La popularidad, en el siglo XXI, es el cáncer de la vanidad. Hubo una vez en que la orientación de las políticas públicas se sustentaba en estudios demoscópicos. Los datos como fuente primigenia del conocimiento. Sin embargo, un fenómeno hizo mutar al uso de la demoscopia: la era del espectáculo.
Los políticos se percataron que las percepciones del mundo del espectáculo eran transferibles hacia sus personas. ¡Por fin!, respiraron los actores políticos. Los rasgos mediáticos son prótesis que se adquieren en consultorías de media training. Mover a masas requiere de saberlas domesticar. Como los perritos del parque México que son educados para ser rehenes de los dictadores del capricho infantil.
Mariano Rajoy encarna al hombre que día a día pierde rating. Los recortes en el gasto público y la eclosión de impuestos, le derribaron la escasa popularidad con la que llegó hace un año a la presidencia española. Las sensaciones de las crisis económicas se multiplican con la inexistencia de liderazgos. Los rasgos de Rajoy obedecen más al burócrata que trabaja 15 horas encerrado en una oficina, con tres horas para comer, que la de un líder que se echa bajo su espalda a todo un país. Las percepciones que genera Rajoy son las de un hombre que huye de las decisiones; se esconde; no habla en público; es un abuelo joven.
El 74% de los españoles reprueban su gestión (Metroscopia, El País, 13 de enero). La intención de voto del Partido Popular (PP) es del 29.8%, la más baja que haya tenido un partido en el gobierno desde que inició la democracia. Se sabe que a Rajoy poco le importan las encuestas. Hace bien. Lo mejor es ignorarlas cuando se tienen evidencias que la vida productiva de los presidentes es menor que la de los boxeadores. Así lo vimos recientemente en Grecia y en Portugal, y así lo hemos visto siempre en Italia. Lo política es el arte de lo efímero.
El problema no es Rajoy, es España. Algo más, el grave problema en España hoy, no es económico, es autonómico. Artur Mas (presidente de Cataluña) y Mariano Rajoy no se hablan, se distancian. Oriol Junqueras, presidente de Esquerra Republicana cooptó a Artur Mas durante el aventurado adelanto de elecciones catalanas en noviembre pasado. Mas jugó a la ruleta rusa con tal de quitarse de encima al Partido Popular, su socio durante la corta legislatura (dos años de cuatro). A cambio, Esquerra le otorga a Mas un discurso incendiario con utilidad cortoplacista. Mas lo necesitaba, pero lo que no sabe, es que la ruta crítica de Junqueras concluye en el despeñadero.

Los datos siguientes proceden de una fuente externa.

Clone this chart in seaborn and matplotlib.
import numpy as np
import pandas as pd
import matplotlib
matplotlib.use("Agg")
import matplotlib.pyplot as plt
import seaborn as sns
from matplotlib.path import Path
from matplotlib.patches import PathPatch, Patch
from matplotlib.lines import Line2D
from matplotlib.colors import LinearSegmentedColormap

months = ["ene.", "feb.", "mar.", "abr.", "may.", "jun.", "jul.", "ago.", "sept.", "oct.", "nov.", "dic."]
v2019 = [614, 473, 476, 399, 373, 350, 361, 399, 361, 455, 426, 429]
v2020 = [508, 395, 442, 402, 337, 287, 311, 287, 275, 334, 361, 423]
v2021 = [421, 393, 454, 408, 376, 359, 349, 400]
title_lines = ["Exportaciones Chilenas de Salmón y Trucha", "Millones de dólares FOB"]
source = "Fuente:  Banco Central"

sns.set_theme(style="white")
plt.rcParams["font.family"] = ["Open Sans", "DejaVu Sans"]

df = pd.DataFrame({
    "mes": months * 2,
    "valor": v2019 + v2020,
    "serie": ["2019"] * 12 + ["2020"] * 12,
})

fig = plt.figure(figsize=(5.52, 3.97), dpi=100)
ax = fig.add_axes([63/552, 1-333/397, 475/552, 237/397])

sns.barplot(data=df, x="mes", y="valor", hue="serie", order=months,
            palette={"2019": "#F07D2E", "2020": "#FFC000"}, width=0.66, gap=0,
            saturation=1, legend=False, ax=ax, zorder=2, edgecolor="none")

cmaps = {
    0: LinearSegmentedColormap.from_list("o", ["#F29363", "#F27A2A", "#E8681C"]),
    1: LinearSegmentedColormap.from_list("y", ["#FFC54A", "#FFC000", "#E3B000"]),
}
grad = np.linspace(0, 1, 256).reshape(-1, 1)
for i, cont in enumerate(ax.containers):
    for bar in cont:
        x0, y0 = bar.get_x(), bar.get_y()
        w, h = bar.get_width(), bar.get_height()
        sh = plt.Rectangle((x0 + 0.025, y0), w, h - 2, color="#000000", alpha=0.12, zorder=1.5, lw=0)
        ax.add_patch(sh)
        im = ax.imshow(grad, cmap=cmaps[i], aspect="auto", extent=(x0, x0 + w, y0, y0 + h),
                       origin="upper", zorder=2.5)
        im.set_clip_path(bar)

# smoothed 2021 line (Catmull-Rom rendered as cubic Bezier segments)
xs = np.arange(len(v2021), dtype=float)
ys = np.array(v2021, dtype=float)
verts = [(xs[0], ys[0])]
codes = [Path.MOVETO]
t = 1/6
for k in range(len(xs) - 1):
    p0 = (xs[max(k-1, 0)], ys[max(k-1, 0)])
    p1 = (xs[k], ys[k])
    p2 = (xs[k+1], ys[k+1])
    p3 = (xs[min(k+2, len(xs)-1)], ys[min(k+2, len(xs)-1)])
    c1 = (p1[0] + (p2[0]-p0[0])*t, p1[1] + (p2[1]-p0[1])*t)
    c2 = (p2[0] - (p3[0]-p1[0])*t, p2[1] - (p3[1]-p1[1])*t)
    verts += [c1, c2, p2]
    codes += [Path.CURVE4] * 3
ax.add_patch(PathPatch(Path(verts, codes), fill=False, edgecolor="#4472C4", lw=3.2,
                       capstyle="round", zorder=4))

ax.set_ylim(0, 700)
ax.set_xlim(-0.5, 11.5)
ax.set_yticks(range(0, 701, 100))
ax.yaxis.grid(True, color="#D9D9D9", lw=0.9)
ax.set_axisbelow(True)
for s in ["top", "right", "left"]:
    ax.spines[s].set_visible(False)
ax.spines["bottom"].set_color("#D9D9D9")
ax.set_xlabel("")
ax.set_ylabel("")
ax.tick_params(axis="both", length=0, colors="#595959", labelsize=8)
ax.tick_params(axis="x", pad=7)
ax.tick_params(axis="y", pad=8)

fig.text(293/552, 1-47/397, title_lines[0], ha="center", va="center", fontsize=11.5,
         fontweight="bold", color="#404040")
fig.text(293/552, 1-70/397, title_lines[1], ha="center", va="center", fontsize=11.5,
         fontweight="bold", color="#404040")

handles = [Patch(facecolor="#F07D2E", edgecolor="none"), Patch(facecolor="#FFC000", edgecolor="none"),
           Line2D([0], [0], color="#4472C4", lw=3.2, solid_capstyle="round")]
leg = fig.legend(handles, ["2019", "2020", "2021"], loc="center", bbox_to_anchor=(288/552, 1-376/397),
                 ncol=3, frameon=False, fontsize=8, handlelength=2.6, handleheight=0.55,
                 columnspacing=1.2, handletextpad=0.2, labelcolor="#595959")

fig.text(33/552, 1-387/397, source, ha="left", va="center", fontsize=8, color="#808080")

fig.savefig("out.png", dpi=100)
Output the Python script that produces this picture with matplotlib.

Mas y Junqueras saben que su espíritu independentista fracasará no por Rajoy, sino por una mayoría de catalanes que no está de acuerdo en la independencia. Sin embargo, lo que sí espera Artur Mas es mayor soberanía fiscal, es decir, que los impuestos que paguen los catalanes no salgan de Cataluña (modelo vasco). Lo que no evalúan Mas y Junqueras es que el viaje soberanista será largo, demasiado cuando una crisis económica produce más desempleados que esperanzas. Uno de cada cuatro españoles no tiene trabajo y dos de cada cuatro jóvenes tampoco.
La corrupción se ha convertido en una especie de saga; las historias del Rey reflejan la fisura histórica de su ejercicio; la propia corrupción en el interior del partido hermano de Mas, Unión Democrática, ha convertido en zombi a Durán Lleida; documentos apócrifos emitidos desde el ministerio del Interior, con los que el periódico El Mundo reveló corrupción en el partido de Mas, Convergencia i Unió, en especial, de figuras como uno de los hijos de Jordi Pujol, icono de la política catalana después de haber gobernado por más de 20 años, le agregan más ingredientes a la crisis de la dialéctica nacionalista entre Rajoy y Mas; y un largo etcétera, arrinconan a los políticos al fondo de un laberinto.
En España lo mejor es no leer las encuestas. Un decreto tendría que llegar del mundo del espectáculo, por ejemplo de la revista Hola, para pedir exclusividad en la medición del rating.